(concurring):
Because Judge Smith’s opinion accurately tracks the law of this circuit as it now stands, I concur in the result we are required to reach. However, I believe it appropriate to set forth the following views.
Judge Smith correctly describes the holding of Kirkland v. New York State Dep’t of Correction Servs., 520 F.2d 420 (2d Cir. 1975), as allowing temporary quotas as a remedial measure only when there has been a “clear-cut pattern of long-continued and egregious racial discrimination,” 520 F.2d at 427, and the reverse discrimination is not concentrated on a relatively small, identifiable group. Appellees in Kirkland sought rehearing en banc, which was denied with three active judges dissenting and expressing the view that Kirkland conflicted with prior decisions of this court. At 5, 10 (2d Cir. 1975). Nevertheless, in Chance v. Board of Examiners, 534 F.2d 993 (2d Cir. 1976), the majority, Judge Oakes dissenting, relied upon Kirkland in setting aside a quota.

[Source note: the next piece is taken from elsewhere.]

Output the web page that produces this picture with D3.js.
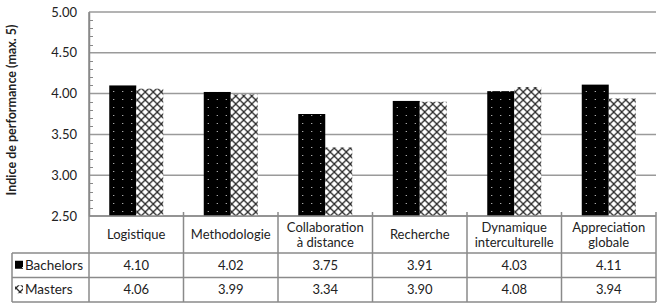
<!DOCTYPE html>
<html>
<head>
<meta charset="utf-8">
<script src="https://cdn.jsdelivr.net/npm/d3@7"></script>
<style>
  body { margin: 0; background: #fff; }
  text { font-family: Lato, "Open Sans", sans-serif; fill: #222; }
</style>
</head>
<body>
<script>
// chart values
var categories = ["Logistique", "Methodologie", "Collaboration\nà distance", "Recherche", "Dynamique\ninterculturelle", "Appreciation\nglobale"];
var bachelors = [4.10, 4.02, 3.75, 3.91, 4.03, 4.11];
var masters = [4.06, 3.99, 3.34, 3.90, 4.08, 3.94];
var seriesNames = ["Bachelors", "Masters"];
var yTicks = [2.5, 3.0, 3.5, 4.0, 4.5, 5.0];

var W = 659, H = 304;
var plot = {left: 89, right: 656, top: 12, bottom: 216};
var headerBottom = 253, rowH = 24.5, legendLeft = 12;

var svg = d3.select("body").append("svg")
    .attr("width", W)
    .attr("height", H);

var defs = svg.append("defs");

// black with white dots
var dots = defs.append("pattern")
    .attr("id", "dots")
    .attr("patternUnits", "userSpaceOnUse")
    .attr("width", 9).attr("height", 8);
dots.append("rect").attr("width", 9).attr("height", 8).attr("fill", "#000");
dots.append("rect").attr("x", 4).attr("y", 3).attr("width", 1).attr("height", 1).attr("fill", "#ddd");

// crosshatch
var hatch = defs.append("pattern")
    .attr("id", "hatch")
    .attr("patternUnits", "userSpaceOnUse")
    .attr("width", 8).attr("height", 8);
hatch.append("rect").attr("width", 8).attr("height", 8).attr("fill", "#fff");
hatch.append("path")
    .attr("d", "M0,0L8,8M8,0L0,8")
    .attr("stroke", "#2a2a2a")
    .attr("stroke-width", 1.3);

var fills = ["url(#dots)", "url(#hatch)"];

var x0 = d3.scaleBand().domain(d3.range(categories.length)).range([plot.left, plot.right]);
var x1 = d3.scaleBand().domain([0, 1]).range([0, 54]);
var y = d3.scaleLinear().domain([2.5, 5]).range([plot.bottom, plot.top]);

// gridlines
svg.append("g").selectAll("line")
    .data(yTicks)
    .enter().append("line")
    .attr("x1", plot.left).attr("x2", plot.right)
    .attr("y1", function(d) { return y(d); })
    .attr("y2", function(d) { return y(d); })
    .attr("stroke", "#9a9a9a")
    .attr("stroke-width", 1.5);

// minor ticks
var minor = d3.range(2.6, 5.0, 0.1).filter(function(v) { return Math.abs(v * 2 - Math.round(v * 2)) > 0.01; });
svg.append("g").selectAll("line")
    .data(minor)
    .enter().append("line")
    .attr("x1", plot.left).attr("x2", plot.left + 4)
    .attr("y1", function(d) { return Math.round(y(d)) + 0.5; })
    .attr("y2", function(d) { return Math.round(y(d)) + 0.5; })
    .attr("stroke", "#888");

// y axis
var yAxis = d3.axisLeft(y).tickValues(yTicks).tickFormat(d3.format(".2f")).tickSize(0).tickPadding(12);
var ya = svg.append("g")
    .attr("transform", "translate(" + plot.left + ",0)")
    .call(yAxis);
ya.select(".domain").attr("stroke", "#888").attr("stroke-width", 1.5);
ya.selectAll("text").style("font-size", "13px").style("font-family", "Lato, sans-serif").attr("fill", "#222");

svg.append("text")
    .attr("transform", "translate(12," + ((plot.top + plot.bottom) / 2 - 4) + ") rotate(-90)")
    .attr("text-anchor", "middle")
    .attr("dy", "0.35em")
    .style("font-size", "12.5px")
    .style("font-weight", "bold")
    .text("Indice de performance (max. 5)");

// bars
var groups = svg.append("g").selectAll("g")
    .data(categories.map(function(c, i) { return [bachelors[i], masters[i]]; }))
    .enter().append("g")
    .attr("transform", function(d, i) { return "translate(" + (x0(i) + (x0.bandwidth() - 54) / 2) + ",0)"; });

groups.selectAll("rect")
    .data(function(d) { return d; })
    .enter().append("rect")
    .attr("x", function(d, j) { return x1(j); })
    .attr("width", x1.bandwidth())
    .attr("y", function(d) { return y(d); })
    .attr("height", function(d) { return plot.bottom - y(d); })
    .attr("fill", function(d, j) { return fills[j]; });

// table
var grid = svg.append("g").attr("stroke", "#8a8a8a").attr("stroke-width", 1.5);
var tableBottom = headerBottom + 2 * rowH;
grid.append("line").attr("x1", plot.left).attr("x2", plot.left).attr("y1", plot.top).attr("y2", tableBottom);
x0.domain().forEach(function(i) {
  var xr = x0(i) + x0.bandwidth();
  grid.append("line").attr("x1", xr).attr("x2", xr).attr("y1", plot.bottom - 4).attr("y2", tableBottom);
});
grid.append("line").attr("x1", plot.left).attr("x2", plot.right).attr("y1", plot.bottom).attr("y2", plot.bottom);
[headerBottom, headerBottom + rowH, tableBottom].forEach(function(yy) {
  grid.append("line").attr("x1", legendLeft).attr("x2", plot.right).attr("y1", yy).attr("y2", yy);
});
grid.append("line").attr("x1", legendLeft).attr("x2", legendLeft).attr("y1", headerBottom).attr("y2", tableBottom);

// category headers
categories.forEach(function(c, i) {
  var lines = c.split("\n");
  var cx = x0(i) + x0.bandwidth() / 2;
  var t = svg.append("text")
      .attr("text-anchor", "middle")
      .attr("y", (plot.bottom + headerBottom) / 2 - (lines.length - 1) * 7.5)
      .style("font-size", "13px");
  lines.forEach(function(l, k) {
    t.append("tspan")
      .attr("x", cx)
      .attr("dy", k === 0 ? "0.35em" : "15.5px")
      .text(l);
  });
});

// data rows
[bachelors, masters].forEach(function(vals, r) {
  var cy = headerBottom + rowH * r + rowH / 2;
  svg.append("rect")
      .attr("x", 15).attr("y", cy - 4.5)
      .attr("width", 8).attr("height", 8)
      .attr("fill", fills[r]);
  svg.append("text")
      .attr("x", 25).attr("y", cy)
      .attr("dy", "0.35em")
      .style("font-size", "13.5px")
      .text(seriesNames[r]);
  vals.forEach(function(v, i) {
    svg.append("text")
      .attr("text-anchor", "middle")
      .attr("x", x0(i) + x0.bandwidth() / 2)
      .attr("y", cy)
      .attr("dy", "0.35em")
      .style("font-size", "13px")
      .text(d3.format(".2f")(v));
  });
});
</script>
</body>
</html>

Since the issue of the legality of quotas is bound to recur and the court seems badly divided, and since Judge Smith has set forth his views on that issue, it may be useful for me to discuss it briefly. In Patterson v. Newspaper & Mail Deliverers Union of N.Y. & Vicinity, 514 F.2d 767, 775 (2d Cir. 1975) (concurring opinion), I expressed doubts regarding the legality of racial quotas. Although the opinion in Kirkland cites that concurrence with approval, 520 F.2d at 427, n. 22, it nevertheless seems to me— even at the risk of appearing ungracious— that the test laid down in Kirkland is itself open to question. The dissenting opinion of Judge Hays in Rios v. Steamfitters Local 638, 501 F.2d 622, 634 (2d Cir. 1974), strongly disapproved of racial quotas, relying on the legislative intention expressed in section 703(j) of Title VII of the Civil Rights Act of 1964, 42 U.S.C. § 2000e-2(j). The opinion in Kirkland also cites Judge Hays’s dissent with approval, 520 F.2d at 427, n. 22, but allows the continued use of racial quotas, albeit under sharply limited circumstances; the opinion does not discuss the effect of section 703(j), probably because the parties ignored it. I respectfully suggest that the effect of that section, which is reproduced in the margin, cannot be ignored.1
*834Since we disapprove the racial quota here, it is not now necessary for me to explore the issue at greater length. I emphasize, however, that the disapproval of racial quotas expressed in section 703(j) does not prevent the granting of broad relief to effectuate Title VII’s purpose of correcting racial injustice. Focusing on individuals rather than on groups in granting relief, as by providing an immediate remedy to identifiable plaintiffs who were themselves discriminatorily denied jobs, can accomplish much without resort to quotas. Cf. Acha v. Beame, 531 F.2d 648 (2d Cir. 1976). The remedy would go to all who fell into this category and would be based, not upon a percentage or quota perhaps forbidden by section 703(j), but upon proof of individual discrimination. Indeed, Judge Smith’s opinion in this case utilizes this concept in approving a back-pay award to those who had applied to Local 28 and JAC and had been rejected for racial reasons. See also Acha v. Reame, supra. However, since Kirkland presently controls and since I agree with the result reached here, further discussion of the problem is not now necessary.
. Section 703(j) provides:
Nothing contained in this subchapter shall be interpreted to require any employer, em*834ployment agency, labor organization, or joint labor-management committee subject to this subchapter to grant preferential treatment to any individual or to any group because of the race, color, religion, sex, or national origin of such individual or group on account of an imbalance which may exist with respect to the total number or percentage of persons of any race, color, religion, sex, or national origin employed by any employer, referred or classified for employment by any employment agency or labor organization, admitted to membership or classified by any labor organization, or admitted to, or employed in, any apprenticeship or other training program, in comparison with the total number or percentage of persons of such race, color, religion, sex, or national origin in any community, State, section, or other area, or in the available work force in any community, State, section, or other area.